EXERCISE BRIEF: Pictures don't belong in the copy; print all the records exactly.

◇ ◇ ◇ ◇ ◇ ◇ ◇

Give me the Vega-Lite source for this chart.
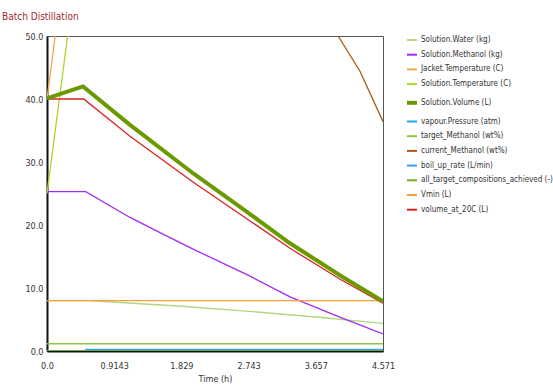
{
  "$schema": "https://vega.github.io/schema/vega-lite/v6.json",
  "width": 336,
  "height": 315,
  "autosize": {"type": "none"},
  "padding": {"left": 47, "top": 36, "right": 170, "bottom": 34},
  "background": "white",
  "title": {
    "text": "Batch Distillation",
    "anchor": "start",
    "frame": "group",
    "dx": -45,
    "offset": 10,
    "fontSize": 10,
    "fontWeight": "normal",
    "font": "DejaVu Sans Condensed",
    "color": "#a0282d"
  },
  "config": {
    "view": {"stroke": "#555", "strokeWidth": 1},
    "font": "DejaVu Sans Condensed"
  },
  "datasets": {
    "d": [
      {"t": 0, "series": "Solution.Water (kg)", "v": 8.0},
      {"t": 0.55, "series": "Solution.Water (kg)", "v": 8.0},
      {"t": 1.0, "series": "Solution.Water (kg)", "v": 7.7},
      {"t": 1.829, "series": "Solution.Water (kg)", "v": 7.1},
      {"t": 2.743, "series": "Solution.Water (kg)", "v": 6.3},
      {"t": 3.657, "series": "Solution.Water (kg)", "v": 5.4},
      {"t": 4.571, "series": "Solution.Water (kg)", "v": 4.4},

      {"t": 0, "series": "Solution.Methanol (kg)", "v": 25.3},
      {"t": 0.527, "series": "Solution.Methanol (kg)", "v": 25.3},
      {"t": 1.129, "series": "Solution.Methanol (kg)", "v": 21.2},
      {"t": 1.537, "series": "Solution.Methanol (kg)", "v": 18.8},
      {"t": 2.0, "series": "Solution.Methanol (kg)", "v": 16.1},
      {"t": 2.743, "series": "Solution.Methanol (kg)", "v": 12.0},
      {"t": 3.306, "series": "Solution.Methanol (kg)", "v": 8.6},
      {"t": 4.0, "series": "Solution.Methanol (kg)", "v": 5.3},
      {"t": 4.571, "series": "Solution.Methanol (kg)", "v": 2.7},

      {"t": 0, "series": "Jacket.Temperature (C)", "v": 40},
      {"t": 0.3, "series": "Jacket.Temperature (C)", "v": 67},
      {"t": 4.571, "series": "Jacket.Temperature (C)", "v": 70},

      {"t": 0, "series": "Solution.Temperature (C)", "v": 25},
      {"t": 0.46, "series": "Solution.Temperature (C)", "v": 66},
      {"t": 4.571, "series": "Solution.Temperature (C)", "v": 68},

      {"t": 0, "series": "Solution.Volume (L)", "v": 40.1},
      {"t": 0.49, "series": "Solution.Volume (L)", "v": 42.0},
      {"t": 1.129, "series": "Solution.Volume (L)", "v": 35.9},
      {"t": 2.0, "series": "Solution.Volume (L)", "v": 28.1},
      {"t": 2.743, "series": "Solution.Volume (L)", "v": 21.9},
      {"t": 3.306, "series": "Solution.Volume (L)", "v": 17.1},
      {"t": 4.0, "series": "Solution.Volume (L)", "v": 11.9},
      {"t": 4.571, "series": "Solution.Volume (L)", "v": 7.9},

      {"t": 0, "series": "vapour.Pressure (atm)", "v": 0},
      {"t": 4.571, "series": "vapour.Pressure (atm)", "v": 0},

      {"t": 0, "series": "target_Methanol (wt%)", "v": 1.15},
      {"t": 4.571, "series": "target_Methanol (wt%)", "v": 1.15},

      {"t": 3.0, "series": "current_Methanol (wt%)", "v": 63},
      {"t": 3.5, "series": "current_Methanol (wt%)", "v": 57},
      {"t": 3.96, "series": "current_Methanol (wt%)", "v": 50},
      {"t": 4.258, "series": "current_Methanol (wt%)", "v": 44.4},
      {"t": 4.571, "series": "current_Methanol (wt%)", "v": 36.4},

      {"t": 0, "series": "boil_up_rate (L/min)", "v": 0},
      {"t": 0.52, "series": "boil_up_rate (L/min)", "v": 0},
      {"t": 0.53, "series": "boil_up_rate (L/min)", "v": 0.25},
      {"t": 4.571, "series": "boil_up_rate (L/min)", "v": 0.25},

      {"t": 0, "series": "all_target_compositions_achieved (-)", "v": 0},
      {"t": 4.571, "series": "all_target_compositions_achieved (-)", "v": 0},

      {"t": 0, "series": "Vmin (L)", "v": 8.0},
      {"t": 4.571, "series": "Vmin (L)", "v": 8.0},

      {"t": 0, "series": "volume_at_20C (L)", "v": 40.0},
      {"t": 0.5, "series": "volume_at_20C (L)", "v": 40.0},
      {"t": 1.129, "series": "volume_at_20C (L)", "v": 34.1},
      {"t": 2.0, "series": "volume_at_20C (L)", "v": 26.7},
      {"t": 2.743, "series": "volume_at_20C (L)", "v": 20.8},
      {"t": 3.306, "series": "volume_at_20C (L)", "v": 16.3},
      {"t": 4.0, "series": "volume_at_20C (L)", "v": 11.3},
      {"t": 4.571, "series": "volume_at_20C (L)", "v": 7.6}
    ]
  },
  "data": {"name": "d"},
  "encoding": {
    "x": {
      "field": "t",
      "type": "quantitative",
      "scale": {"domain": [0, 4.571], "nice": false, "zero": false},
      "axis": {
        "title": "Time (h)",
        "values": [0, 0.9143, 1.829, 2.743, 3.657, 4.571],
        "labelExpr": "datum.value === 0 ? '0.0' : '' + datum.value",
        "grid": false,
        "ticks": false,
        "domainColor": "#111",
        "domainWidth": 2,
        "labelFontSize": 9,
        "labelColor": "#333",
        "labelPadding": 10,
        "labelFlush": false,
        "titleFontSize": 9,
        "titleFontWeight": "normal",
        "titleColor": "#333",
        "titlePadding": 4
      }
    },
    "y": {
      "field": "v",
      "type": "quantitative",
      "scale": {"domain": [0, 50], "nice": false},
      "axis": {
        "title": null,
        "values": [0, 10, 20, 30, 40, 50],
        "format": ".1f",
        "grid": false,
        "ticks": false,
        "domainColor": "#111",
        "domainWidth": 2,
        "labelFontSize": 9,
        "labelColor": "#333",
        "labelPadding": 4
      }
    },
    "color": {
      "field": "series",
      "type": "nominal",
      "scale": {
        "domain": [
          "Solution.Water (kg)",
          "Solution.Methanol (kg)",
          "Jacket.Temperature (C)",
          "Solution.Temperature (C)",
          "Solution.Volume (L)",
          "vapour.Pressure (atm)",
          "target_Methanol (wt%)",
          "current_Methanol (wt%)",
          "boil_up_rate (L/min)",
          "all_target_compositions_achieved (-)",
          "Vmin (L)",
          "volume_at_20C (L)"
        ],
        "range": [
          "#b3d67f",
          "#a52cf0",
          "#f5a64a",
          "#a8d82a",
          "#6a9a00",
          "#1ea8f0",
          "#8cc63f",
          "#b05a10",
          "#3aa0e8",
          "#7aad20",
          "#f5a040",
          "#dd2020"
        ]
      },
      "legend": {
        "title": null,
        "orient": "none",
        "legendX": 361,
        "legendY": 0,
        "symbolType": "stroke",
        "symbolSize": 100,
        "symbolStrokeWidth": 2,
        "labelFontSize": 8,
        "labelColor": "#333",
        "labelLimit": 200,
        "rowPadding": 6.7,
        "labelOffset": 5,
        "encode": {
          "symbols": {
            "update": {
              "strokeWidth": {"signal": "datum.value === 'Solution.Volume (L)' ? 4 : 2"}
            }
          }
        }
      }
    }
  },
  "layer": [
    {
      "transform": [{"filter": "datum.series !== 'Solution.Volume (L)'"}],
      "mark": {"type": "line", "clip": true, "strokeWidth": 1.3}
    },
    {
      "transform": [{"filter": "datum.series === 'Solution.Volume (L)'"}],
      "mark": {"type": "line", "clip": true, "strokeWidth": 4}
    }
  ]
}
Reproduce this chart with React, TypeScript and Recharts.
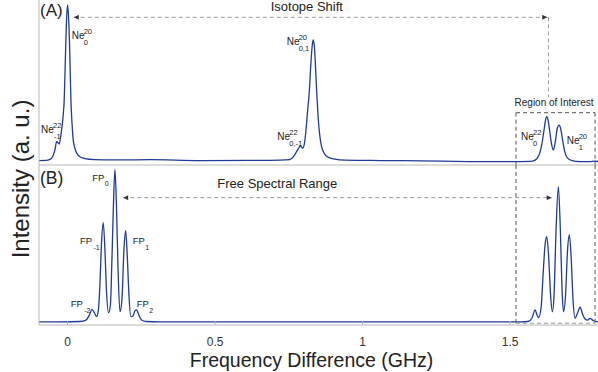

◇ ◇ ◇ ◇ ◇ ◇ ◇

EXERCISE RESULT:
Give me the Vega-Lite source for this chart.
{
  "$schema": "https://vega.github.io/schema/vega-lite/v6.json",
  "width": 336,
  "height": 315,
  "autosize": {"type": "none"},
  "padding": {"left": 47, "top": 36, "right": 170, "bottom": 34},
  "background": "white",
  "title": {
    "text": "Batch Distillation",
    "anchor": "start",
    "frame": "group",
    "dx": -45,
    "offset": 10,
    "fontSize": 10,
    "fontWeight": "normal",
    "font": "DejaVu Sans Condensed",
    "color": "#a0282d"
  },
  "config": {
    "view": {"stroke": "#555", "strokeWidth": 1},
    "font": "DejaVu Sans Condensed"
  },
  "datasets": {
    "d": [
      {"t": 0, "series": "Solution.Water (kg)", "v": 8.0},
      {"t": 0.55, "series": "Solution.Water (kg)", "v": 8.0},
      {"t": 1.0, "series": "Solution.Water (kg)", "v": 7.7},
      {"t": 1.829, "series": "Solution.Water (kg)", "v": 7.1},
      {"t": 2.743, "series": "Solution.Water (kg)", "v": 6.3},
      {"t": 3.657, "series": "Solution.Water (kg)", "v": 5.4},
      {"t": 4.571, "series": "Solution.Water (kg)", "v": 4.4},

      {"t": 0, "series": "Solution.Methanol (kg)", "v": 25.3},
      {"t": 0.527, "series": "Solution.Methanol (kg)", "v": 25.3},
      {"t": 1.129, "series": "Solution.Methanol (kg)", "v": 21.2},
      {"t": 1.537, "series": "Solution.Methanol (kg)", "v": 18.8},
      {"t": 2.0, "series": "Solution.Methanol (kg)", "v": 16.1},
      {"t": 2.743, "series": "Solution.Methanol (kg)", "v": 12.0},
      {"t": 3.306, "series": "Solution.Methanol (kg)", "v": 8.6},
      {"t": 4.0, "series": "Solution.Methanol (kg)", "v": 5.3},
      {"t": 4.571, "series": "Solution.Methanol (kg)", "v": 2.7},

      {"t": 0, "series": "Jacket.Temperature (C)", "v": 40},
      {"t": 0.3, "series": "Jacket.Temperature (C)", "v": 67},
      {"t": 4.571, "series": "Jacket.Temperature (C)", "v": 70},

      {"t": 0, "series": "Solution.Temperature (C)", "v": 25},
      {"t": 0.46, "series": "Solution.Temperature (C)", "v": 66},
      {"t": 4.571, "series": "Solution.Temperature (C)", "v": 68},

      {"t": 0, "series": "Solution.Volume (L)", "v": 40.1},
      {"t": 0.49, "series": "Solution.Volume (L)", "v": 42.0},
      {"t": 1.129, "series": "Solution.Volume (L)", "v": 35.9},
      {"t": 2.0, "series": "Solution.Volume (L)", "v": 28.1},
      {"t": 2.743, "series": "Solution.Volume (L)", "v": 21.9},
      {"t": 3.306, "series": "Solution.Volume (L)", "v": 17.1},
      {"t": 4.0, "series": "Solution.Volume (L)", "v": 11.9},
      {"t": 4.571, "series": "Solution.Volume (L)", "v": 7.9},

      {"t": 0, "series": "vapour.Pressure (atm)", "v": 0},
      {"t": 4.571, "series": "vapour.Pressure (atm)", "v": 0},

      {"t": 0, "series": "target_Methanol (wt%)", "v": 1.15},
      {"t": 4.571, "series": "target_Methanol (wt%)", "v": 1.15},

      {"t": 3.0, "series": "current_Methanol (wt%)", "v": 63},
      {"t": 3.5, "series": "current_Methanol (wt%)", "v": 57},
      {"t": 3.96, "series": "current_Methanol (wt%)", "v": 50},
      {"t": 4.258, "series": "current_Methanol (wt%)", "v": 44.4},
      {"t": 4.571, "series": "current_Methanol (wt%)", "v": 36.4},

      {"t": 0, "series": "boil_up_rate (L/min)", "v": 0},
      {"t": 0.52, "series": "boil_up_rate (L/min)", "v": 0},
      {"t": 0.53, "series": "boil_up_rate (L/min)", "v": 0.25},
      {"t": 4.571, "series": "boil_up_rate (L/min)", "v": 0.25},

      {"t": 0, "series": "all_target_compositions_achieved (-)", "v": 0},
      {"t": 4.571, "series": "all_target_compositions_achieved (-)", "v": 0},

      {"t": 0, "series": "Vmin (L)", "v": 8.0},
      {"t": 4.571, "series": "Vmin (L)", "v": 8.0},

      {"t": 0, "series": "volume_at_20C (L)", "v": 40.0},
      {"t": 0.5, "series": "volume_at_20C (L)", "v": 40.0},
      {"t": 1.129, "series": "volume_at_20C (L)", "v": 34.1},
      {"t": 2.0, "series": "volume_at_20C (L)", "v": 26.7},
      {"t": 2.743, "series": "volume_at_20C (L)", "v": 20.8},
      {"t": 3.306, "series": "volume_at_20C (L)", "v": 16.3},
      {"t": 4.0, "series": "volume_at_20C (L)", "v": 11.3},
      {"t": 4.571, "series": "volume_at_20C (L)", "v": 7.6}
    ]
  },
  "data": {"name": "d"},
  "encoding": {
    "x": {
      "field": "t",
      "type": "quantitative",
      "scale": {"domain": [0, 4.571], "nice": false, "zero": false},
      "axis": {
        "title": "Time (h)",
        "values": [0, 0.9143, 1.829, 2.743, 3.657, 4.571],
        "labelExpr": "datum.value === 0 ? '0.0' : '' + datum.value",
        "grid": false,
        "ticks": false,
        "domainColor": "#111",
        "domainWidth": 2,
        "labelFontSize": 9,
        "labelColor": "#333",
        "labelPadding": 10,
        "labelFlush": false,
        "titleFontSize": 9,
        "titleFontWeight": "normal",
        "titleColor": "#333",
        "titlePadding": 4
      }
    },
    "y": {
      "field": "v",
      "type": "quantitative",
      "scale": {"domain": [0, 50], "nice": false},
      "axis": {
        "title": null,
        "values": [0, 10, 20, 30, 40, 50],
        "format": ".1f",
        "grid": false,
        "ticks": false,
        "domainColor": "#111",
        "domainWidth": 2,
        "labelFontSize": 9,
        "labelColor": "#333",
        "labelPadding": 4
      }
    },
    "color": {
      "field": "series",
      "type": "nominal",
      "scale": {
        "domain": [
          "Solution.Water (kg)",
          "Solution.Methanol (kg)",
          "Jacket.Temperature (C)",
          "Solution.Temperature (C)",
          "Solution.Volume (L)",
          "vapour.Pressure (atm)",
          "target_Methanol (wt%)",
          "current_Methanol (wt%)",
          "boil_up_rate (L/min)",
          "all_target_compositions_achieved (-)",
          "Vmin (L)",
          "volume_at_20C (L)"
        ],
        "range": [
          "#b3d67f",
          "#a52cf0",
          "#f5a64a",
          "#a8d82a",
          "#6a9a00",
          "#1ea8f0",
          "#8cc63f",
          "#b05a10",
          "#3aa0e8",
          "#7aad20",
          "#f5a040",
          "#dd2020"
        ]
      },
      "legend": {
        "title": null,
        "orient": "none",
        "legendX": 361,
        "legendY": 0,
        "symbolType": "stroke",
        "symbolSize": 100,
        "symbolStrokeWidth": 2,
        "labelFontSize": 8,
        "labelColor": "#333",
        "labelLimit": 200,
        "rowPadding": 6.7,
        "labelOffset": 5,
        "encode": {
          "symbols": {
            "update": {
              "strokeWidth": {"signal": "datum.value === 'Solution.Volume (L)' ? 4 : 2"}
            }
          }
        }
      }
    }
  },
  "layer": [
    {
      "transform": [{"filter": "datum.series !== 'Solution.Volume (L)'"}],
      "mark": {"type": "line", "clip": true, "strokeWidth": 1.3}
    },
    {
      "transform": [{"filter": "datum.series === 'Solution.Volume (L)'"}],
      "mark": {"type": "line", "clip": true, "strokeWidth": 4}
    }
  ]
}
Reproduce this chart with React, TypeScript and Recharts.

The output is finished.